# [EXERCISE BRIEF]
Using the listing below, please print exactly the lines from the one with "Clone this chart in Altair." through the one with "import pandas as pd". Leave out every picture.

# [SOURCE RECORDS]
□ □ □ □ □ □ □
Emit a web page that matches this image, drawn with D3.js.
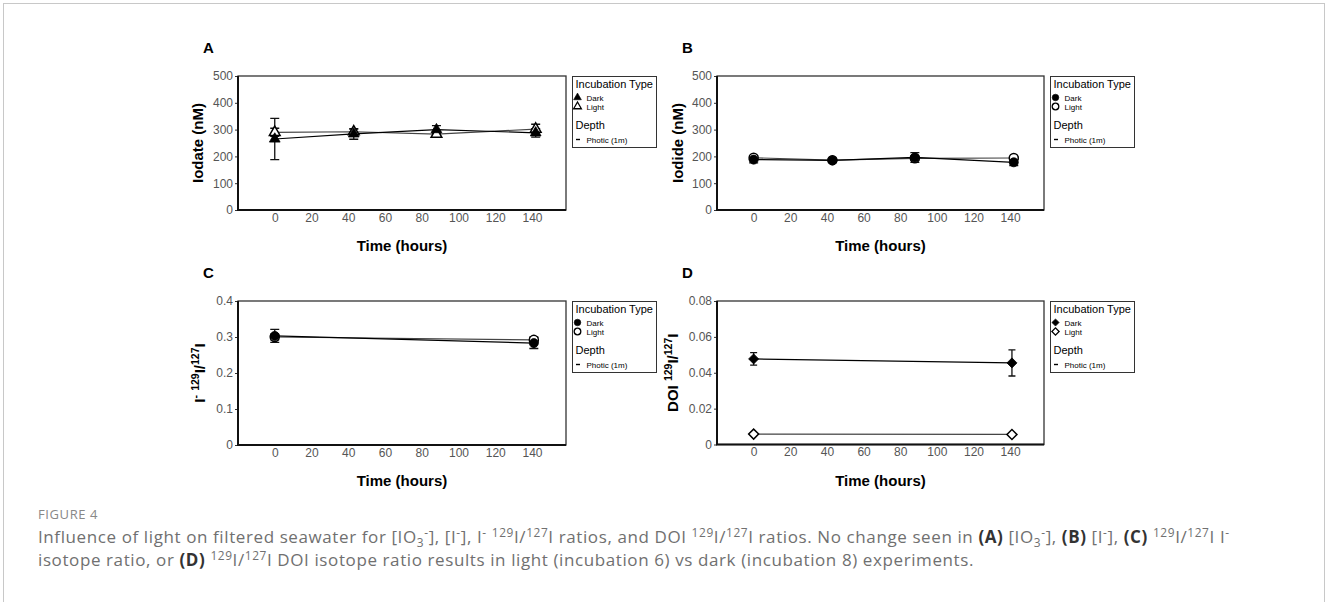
□ □ □ □ □ □ □
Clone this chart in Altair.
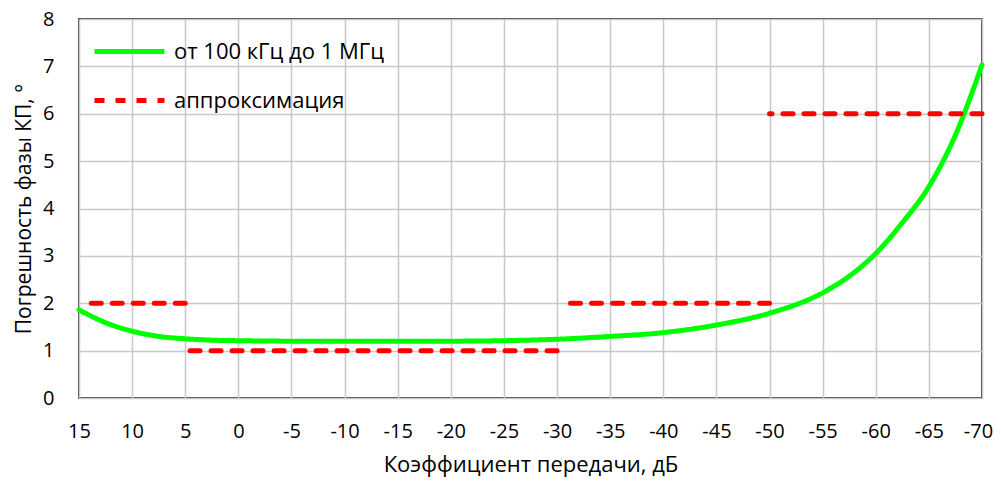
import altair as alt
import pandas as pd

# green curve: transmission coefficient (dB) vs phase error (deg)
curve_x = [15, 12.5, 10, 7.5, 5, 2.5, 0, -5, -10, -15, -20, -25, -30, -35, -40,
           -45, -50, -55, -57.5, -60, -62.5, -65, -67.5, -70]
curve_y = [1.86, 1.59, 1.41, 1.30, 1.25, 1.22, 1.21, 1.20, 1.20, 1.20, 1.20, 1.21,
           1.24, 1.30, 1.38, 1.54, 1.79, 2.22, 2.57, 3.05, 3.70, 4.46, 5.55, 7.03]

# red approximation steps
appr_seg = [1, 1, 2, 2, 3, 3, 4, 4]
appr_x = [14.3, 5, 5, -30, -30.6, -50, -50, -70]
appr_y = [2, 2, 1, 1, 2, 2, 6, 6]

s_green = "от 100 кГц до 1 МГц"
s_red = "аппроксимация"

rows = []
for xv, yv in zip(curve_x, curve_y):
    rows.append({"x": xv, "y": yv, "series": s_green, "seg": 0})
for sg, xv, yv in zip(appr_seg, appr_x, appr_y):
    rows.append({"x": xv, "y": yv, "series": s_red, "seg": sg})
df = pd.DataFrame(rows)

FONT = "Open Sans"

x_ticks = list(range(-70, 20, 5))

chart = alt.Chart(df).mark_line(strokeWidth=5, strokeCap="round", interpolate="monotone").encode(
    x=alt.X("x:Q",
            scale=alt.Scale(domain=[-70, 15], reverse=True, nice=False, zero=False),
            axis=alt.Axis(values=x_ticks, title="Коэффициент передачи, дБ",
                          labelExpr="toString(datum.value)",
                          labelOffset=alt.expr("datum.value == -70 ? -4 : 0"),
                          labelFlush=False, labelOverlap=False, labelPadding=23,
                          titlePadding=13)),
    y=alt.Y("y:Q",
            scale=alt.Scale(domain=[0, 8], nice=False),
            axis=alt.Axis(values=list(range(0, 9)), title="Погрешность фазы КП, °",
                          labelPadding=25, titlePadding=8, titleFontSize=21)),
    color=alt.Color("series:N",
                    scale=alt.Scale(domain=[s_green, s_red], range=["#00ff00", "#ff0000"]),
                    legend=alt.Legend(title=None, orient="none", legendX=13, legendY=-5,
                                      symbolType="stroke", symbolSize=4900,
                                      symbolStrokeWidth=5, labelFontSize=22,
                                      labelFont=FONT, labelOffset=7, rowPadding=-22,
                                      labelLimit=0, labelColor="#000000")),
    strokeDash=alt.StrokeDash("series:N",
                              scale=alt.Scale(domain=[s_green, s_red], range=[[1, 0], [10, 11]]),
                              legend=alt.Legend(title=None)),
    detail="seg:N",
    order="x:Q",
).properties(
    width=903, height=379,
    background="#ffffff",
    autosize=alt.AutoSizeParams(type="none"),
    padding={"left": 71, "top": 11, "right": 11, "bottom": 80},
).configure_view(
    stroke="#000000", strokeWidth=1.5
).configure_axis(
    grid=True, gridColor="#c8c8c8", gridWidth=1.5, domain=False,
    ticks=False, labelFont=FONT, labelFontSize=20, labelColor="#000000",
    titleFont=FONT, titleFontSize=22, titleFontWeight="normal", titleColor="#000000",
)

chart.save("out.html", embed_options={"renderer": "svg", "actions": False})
□ □ □ □ □ □ □
# [ANSWER IN FULL]
Clone this chart in Altair.
import altair as alt
import pandas as pd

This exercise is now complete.